Si las leyes de memoria histórica fueron y son debatibles en muchos sentidos, es evidente que también han sido necesarias en la medida en que han servido para afrontar y dar solución a cuestiones aplazadas desde la Transición que reclamaban urgentes respuestas políticas, como el traslado del cadáver de Franco de su espectacular mausoleo o la normalización de la búsqueda de las víctimas de la represión en la posguerra. Con una derecha no anclada en el inmovilismo que hubiese aplicado a las exigencias históricas del país las políticas «de consenso» que tanto ensalza y una visión particular del problema que no pasase simplemente por la negativa a aceptarlo, las leyes de memoria histórica, una vez pactadas, habrían abarcado desde hace años el suficiente campo ideológico para hacer una pedagogía de Estado menos frágil e incierta que la actual. Pero la autoexclusión del problema, su politización artificial y la demonización tenaz de los adversarios políticos no anuncian mejores expectativas de futuro ni cambios más realistas en el partido dirigido por Núñez Feijóo, quien ha repetido numerosas veces que derogará la Ley de Memoria Histórica, en bloque, si llega a gobernar porque no hay nada positivo en ella.  

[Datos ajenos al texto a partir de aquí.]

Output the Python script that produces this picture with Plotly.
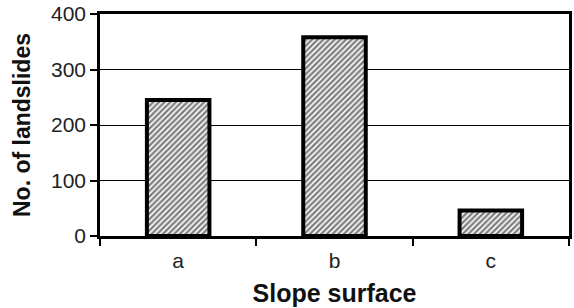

 ¿«Se imagina alguien», se preguntaba Juan Benet en su libro sobre la Guerra Civil, un año después de la muerte de Franco, «a alemanes, italianos, austriacos, croatas o japoneses tratados en 1976 por sus vecinos y antiguos enemigos como lo han sido los republicanos españoles hasta el día de hoy?». Casi medio siglo después, los restos de los fusilados en la posguerra siguen esperando una respuesta a esa pregunta en cementerios, cunetas y descampados. Y debemos dársela sin rodeos ni coartadas, por su dignidad y la nuestra, si aún creemos que esa palabra significa algo y vivimos en una democracia plena donde los muertos tienen derecho a descansar en paz.